Instruction: Set the listing down unchanged, minus every embedded image.

Data segment:
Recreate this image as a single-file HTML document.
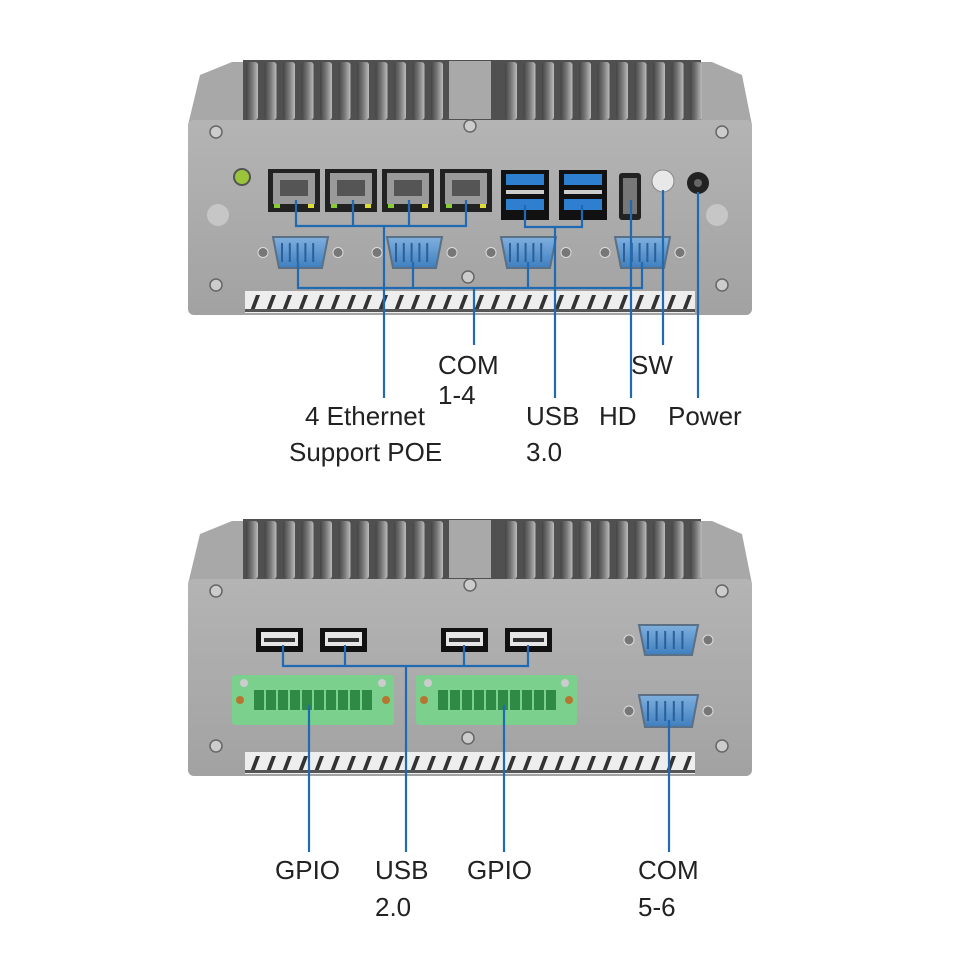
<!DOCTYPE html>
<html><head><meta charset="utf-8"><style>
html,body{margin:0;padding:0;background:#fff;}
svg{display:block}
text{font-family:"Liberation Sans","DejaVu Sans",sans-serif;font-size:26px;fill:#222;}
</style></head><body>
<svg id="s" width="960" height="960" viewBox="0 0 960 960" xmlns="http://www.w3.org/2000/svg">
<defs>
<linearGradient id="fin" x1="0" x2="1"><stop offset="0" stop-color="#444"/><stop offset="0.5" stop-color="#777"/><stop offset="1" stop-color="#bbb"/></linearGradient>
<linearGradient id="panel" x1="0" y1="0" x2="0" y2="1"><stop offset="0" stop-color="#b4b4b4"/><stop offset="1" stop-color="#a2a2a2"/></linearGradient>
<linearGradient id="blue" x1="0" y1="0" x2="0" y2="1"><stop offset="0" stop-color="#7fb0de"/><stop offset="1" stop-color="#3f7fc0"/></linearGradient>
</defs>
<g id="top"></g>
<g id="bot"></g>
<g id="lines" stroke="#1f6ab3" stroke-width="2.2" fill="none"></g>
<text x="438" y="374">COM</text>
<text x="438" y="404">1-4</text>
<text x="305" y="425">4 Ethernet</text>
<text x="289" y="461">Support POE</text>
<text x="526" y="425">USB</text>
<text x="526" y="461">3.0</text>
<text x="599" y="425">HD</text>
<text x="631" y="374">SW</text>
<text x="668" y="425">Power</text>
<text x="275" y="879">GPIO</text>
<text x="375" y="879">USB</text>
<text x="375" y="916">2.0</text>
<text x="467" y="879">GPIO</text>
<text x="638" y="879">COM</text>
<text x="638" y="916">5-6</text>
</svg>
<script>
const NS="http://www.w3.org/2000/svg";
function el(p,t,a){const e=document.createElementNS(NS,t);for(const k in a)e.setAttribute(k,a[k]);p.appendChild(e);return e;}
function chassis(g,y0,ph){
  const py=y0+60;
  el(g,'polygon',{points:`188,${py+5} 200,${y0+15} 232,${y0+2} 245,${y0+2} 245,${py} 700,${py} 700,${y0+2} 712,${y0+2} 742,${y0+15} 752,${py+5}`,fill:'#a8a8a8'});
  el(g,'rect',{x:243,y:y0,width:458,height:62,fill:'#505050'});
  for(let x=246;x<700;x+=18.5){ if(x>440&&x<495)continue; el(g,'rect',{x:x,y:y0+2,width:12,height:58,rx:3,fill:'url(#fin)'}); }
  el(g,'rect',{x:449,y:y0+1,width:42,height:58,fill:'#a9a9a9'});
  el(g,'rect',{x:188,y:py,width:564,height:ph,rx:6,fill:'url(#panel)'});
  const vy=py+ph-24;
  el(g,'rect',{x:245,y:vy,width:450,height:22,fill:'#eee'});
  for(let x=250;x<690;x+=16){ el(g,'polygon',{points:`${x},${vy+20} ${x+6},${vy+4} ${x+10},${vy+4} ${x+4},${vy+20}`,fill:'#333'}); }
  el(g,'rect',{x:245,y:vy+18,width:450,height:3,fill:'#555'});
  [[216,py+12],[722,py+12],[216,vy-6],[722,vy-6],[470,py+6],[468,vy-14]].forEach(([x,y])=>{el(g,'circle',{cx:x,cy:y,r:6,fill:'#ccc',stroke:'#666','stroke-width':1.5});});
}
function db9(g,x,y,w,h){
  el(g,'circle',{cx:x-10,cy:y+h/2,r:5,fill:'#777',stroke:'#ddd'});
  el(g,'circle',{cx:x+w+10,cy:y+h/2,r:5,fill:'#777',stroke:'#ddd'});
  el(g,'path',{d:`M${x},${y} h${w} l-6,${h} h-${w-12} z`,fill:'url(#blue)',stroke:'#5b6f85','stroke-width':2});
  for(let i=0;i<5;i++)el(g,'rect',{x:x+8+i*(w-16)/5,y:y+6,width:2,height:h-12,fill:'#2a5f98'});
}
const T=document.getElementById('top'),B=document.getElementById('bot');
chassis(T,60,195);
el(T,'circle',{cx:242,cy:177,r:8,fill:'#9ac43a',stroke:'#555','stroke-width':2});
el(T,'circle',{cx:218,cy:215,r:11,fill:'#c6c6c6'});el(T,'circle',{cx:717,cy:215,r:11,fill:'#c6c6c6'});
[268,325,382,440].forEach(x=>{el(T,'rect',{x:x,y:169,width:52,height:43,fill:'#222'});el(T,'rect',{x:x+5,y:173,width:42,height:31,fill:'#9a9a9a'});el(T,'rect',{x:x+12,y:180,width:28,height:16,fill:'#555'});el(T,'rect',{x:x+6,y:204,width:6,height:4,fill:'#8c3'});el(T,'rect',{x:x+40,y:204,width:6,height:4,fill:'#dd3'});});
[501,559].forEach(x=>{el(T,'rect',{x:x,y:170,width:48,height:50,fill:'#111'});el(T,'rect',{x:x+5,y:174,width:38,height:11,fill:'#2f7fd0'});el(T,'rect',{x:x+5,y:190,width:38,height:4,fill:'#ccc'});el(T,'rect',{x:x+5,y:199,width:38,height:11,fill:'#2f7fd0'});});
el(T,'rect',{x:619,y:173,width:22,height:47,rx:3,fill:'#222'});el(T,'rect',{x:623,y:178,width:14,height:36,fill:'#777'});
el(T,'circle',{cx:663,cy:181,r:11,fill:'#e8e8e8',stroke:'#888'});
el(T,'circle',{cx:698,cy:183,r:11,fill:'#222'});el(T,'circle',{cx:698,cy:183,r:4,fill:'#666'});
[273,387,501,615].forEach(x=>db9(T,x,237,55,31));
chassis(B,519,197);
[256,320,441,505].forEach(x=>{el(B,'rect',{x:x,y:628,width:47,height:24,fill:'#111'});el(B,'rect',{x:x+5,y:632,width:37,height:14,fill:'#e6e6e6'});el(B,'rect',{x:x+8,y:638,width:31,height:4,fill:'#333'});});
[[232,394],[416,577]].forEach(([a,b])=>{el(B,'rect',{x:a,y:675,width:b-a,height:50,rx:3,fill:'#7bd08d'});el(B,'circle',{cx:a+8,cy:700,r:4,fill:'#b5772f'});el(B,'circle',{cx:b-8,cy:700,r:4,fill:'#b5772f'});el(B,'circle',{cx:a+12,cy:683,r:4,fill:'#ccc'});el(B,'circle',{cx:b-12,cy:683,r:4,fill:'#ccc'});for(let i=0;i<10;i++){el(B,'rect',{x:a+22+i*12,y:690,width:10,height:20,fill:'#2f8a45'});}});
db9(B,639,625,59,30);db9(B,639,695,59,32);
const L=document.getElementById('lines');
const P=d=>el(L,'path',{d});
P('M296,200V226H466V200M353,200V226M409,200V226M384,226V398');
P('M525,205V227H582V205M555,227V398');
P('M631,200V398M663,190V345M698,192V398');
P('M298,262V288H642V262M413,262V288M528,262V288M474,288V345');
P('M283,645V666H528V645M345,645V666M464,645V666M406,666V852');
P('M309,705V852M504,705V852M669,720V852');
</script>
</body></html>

Answer to this problem:
Recreate this image as a single-file HTML document.
<!DOCTYPE html>
<html><head><meta charset="utf-8"><style>
html,body{margin:0;padding:0;background:#fff;}
svg{display:block}
text{font-family:"Liberation Sans","DejaVu Sans",sans-serif;font-size:26px;fill:#222;}
</style></head><body>
<svg id="s" width="960" height="960" viewBox="0 0 960 960" xmlns="http://www.w3.org/2000/svg">
<defs>
<linearGradient id="fin" x1="0" x2="1"><stop offset="0" stop-color="#444"/><stop offset="0.5" stop-color="#777"/><stop offset="1" stop-color="#bbb"/></linearGradient>
<linearGradient id="panel" x1="0" y1="0" x2="0" y2="1"><stop offset="0" stop-color="#b4b4b4"/><stop offset="1" stop-color="#a2a2a2"/></linearGradient>
<linearGradient id="blue" x1="0" y1="0" x2="0" y2="1"><stop offset="0" stop-color="#7fb0de"/><stop offset="1" stop-color="#3f7fc0"/></linearGradient>
</defs>
<g id="top"></g>
<g id="bot"></g>
<g id="lines" stroke="#1f6ab3" stroke-width="2.2" fill="none"></g>
<text x="438" y="374">COM</text>
<text x="438" y="404">1-4</text>
<text x="305" y="425">4 Ethernet</text>
<text x="289" y="461">Support POE</text>
<text x="526" y="425">USB</text>
<text x="526" y="461">3.0</text>
<text x="599" y="425">HD</text>
<text x="631" y="374">SW</text>
<text x="668" y="425">Power</text>
<text x="275" y="879">GPIO</text>
<text x="375" y="879">USB</text>
<text x="375" y="916">2.0</text>
<text x="467" y="879">GPIO</text>
<text x="638" y="879">COM</text>
<text x="638" y="916">5-6</text>
</svg>
<script>
const NS="http://www.w3.org/2000/svg";
function el(p,t,a){const e=document.createElementNS(NS,t);for(const k in a)e.setAttribute(k,a[k]);p.appendChild(e);return e;}
function chassis(g,y0,ph){
  const py=y0+60;
  el(g,'polygon',{points:`188,${py+5} 200,${y0+15} 232,${y0+2} 245,${y0+2} 245,${py} 700,${py} 700,${y0+2} 712,${y0+2} 742,${y0+15} 752,${py+5}`,fill:'#a8a8a8'});
  el(g,'rect',{x:243,y:y0,width:458,height:62,fill:'#505050'});
  for(let x=246;x<700;x+=18.5){ if(x>440&&x<495)continue; el(g,'rect',{x:x,y:y0+2,width:12,height:58,rx:3,fill:'url(#fin)'}); }
  el(g,'rect',{x:449,y:y0+1,width:42,height:58,fill:'#a9a9a9'});
  el(g,'rect',{x:188,y:py,width:564,height:ph,rx:6,fill:'url(#panel)'});
  const vy=py+ph-24;
  el(g,'rect',{x:245,y:vy,width:450,height:22,fill:'#eee'});
  for(let x=250;x<690;x+=16){ el(g,'polygon',{points:`${x},${vy+20} ${x+6},${vy+4} ${x+10},${vy+4} ${x+4},${vy+20}`,fill:'#333'}); }
  el(g,'rect',{x:245,y:vy+18,width:450,height:3,fill:'#555'});
  [[216,py+12],[722,py+12],[216,vy-6],[722,vy-6],[470,py+6],[468,vy-14]].forEach(([x,y])=>{el(g,'circle',{cx:x,cy:y,r:6,fill:'#ccc',stroke:'#666','stroke-width':1.5});});
}
function db9(g,x,y,w,h){
  el(g,'circle',{cx:x-10,cy:y+h/2,r:5,fill:'#777',stroke:'#ddd'});
  el(g,'circle',{cx:x+w+10,cy:y+h/2,r:5,fill:'#777',stroke:'#ddd'});
  el(g,'path',{d:`M${x},${y} h${w} l-6,${h} h-${w-12} z`,fill:'url(#blue)',stroke:'#5b6f85','stroke-width':2});
  for(let i=0;i<5;i++)el(g,'rect',{x:x+8+i*(w-16)/5,y:y+6,width:2,height:h-12,fill:'#2a5f98'});
}
const T=document.getElementById('top'),B=document.getElementById('bot');
chassis(T,60,195);
el(T,'circle',{cx:242,cy:177,r:8,fill:'#9ac43a',stroke:'#555','stroke-width':2});
el(T,'circle',{cx:218,cy:215,r:11,fill:'#c6c6c6'});el(T,'circle',{cx:717,cy:215,r:11,fill:'#c6c6c6'});
[268,325,382,440].forEach(x=>{el(T,'rect',{x:x,y:169,width:52,height:43,fill:'#222'});el(T,'rect',{x:x+5,y:173,width:42,height:31,fill:'#9a9a9a'});el(T,'rect',{x:x+12,y:180,width:28,height:16,fill:'#555'});el(T,'rect',{x:x+6,y:204,width:6,height:4,fill:'#8c3'});el(T,'rect',{x:x+40,y:204,width:6,height:4,fill:'#dd3'});});
[501,559].forEach(x=>{el(T,'rect',{x:x,y:170,width:48,height:50,fill:'#111'});el(T,'rect',{x:x+5,y:174,width:38,height:11,fill:'#2f7fd0'});el(T,'rect',{x:x+5,y:190,width:38,height:4,fill:'#ccc'});el(T,'rect',{x:x+5,y:199,width:38,height:11,fill:'#2f7fd0'});});
el(T,'rect',{x:619,y:173,width:22,height:47,rx:3,fill:'#222'});el(T,'rect',{x:623,y:178,width:14,height:36,fill:'#777'});
el(T,'circle',{cx:663,cy:181,r:11,fill:'#e8e8e8',stroke:'#888'});
el(T,'circle',{cx:698,cy:183,r:11,fill:'#222'});el(T,'circle',{cx:698,cy:183,r:4,fill:'#666'});
[273,387,501,615].forEach(x=>db9(T,x,237,55,31));
chassis(B,519,197);
[256,320,441,505].forEach(x=>{el(B,'rect',{x:x,y:628,width:47,height:24,fill:'#111'});el(B,'rect',{x:x+5,y:632,width:37,height:14,fill:'#e6e6e6'});el(B,'rect',{x:x+8,y:638,width:31,height:4,fill:'#333'});});
[[232,394],[416,577]].forEach(([a,b])=>{el(B,'rect',{x:a,y:675,width:b-a,height:50,rx:3,fill:'#7bd08d'});el(B,'circle',{cx:a+8,cy:700,r:4,fill:'#b5772f'});el(B,'circle',{cx:b-8,cy:700,r:4,fill:'#b5772f'});el(B,'circle',{cx:a+12,cy:683,r:4,fill:'#ccc'});el(B,'circle',{cx:b-12,cy:683,r:4,fill:'#ccc'});for(let i=0;i<10;i++){el(B,'rect',{x:a+22+i*12,y:690,width:10,height:20,fill:'#2f8a45'});}});
db9(B,639,625,59,30);db9(B,639,695,59,32);
const L=document.getElementById('lines');
const P=d=>el(L,'path',{d});
P('M296,200V226H466V200M353,200V226M409,200V226M384,226V398');
P('M525,205V227H582V205M555,227V398');
P('M631,200V398M663,190V345M698,192V398');
P('M298,262V288H642V262M413,262V288M528,262V288M474,288V345');
P('M283,645V666H528V645M345,645V666M464,645V666M406,666V852');
P('M309,705V852M504,705V852M669,720V852');
</script>
</body></html>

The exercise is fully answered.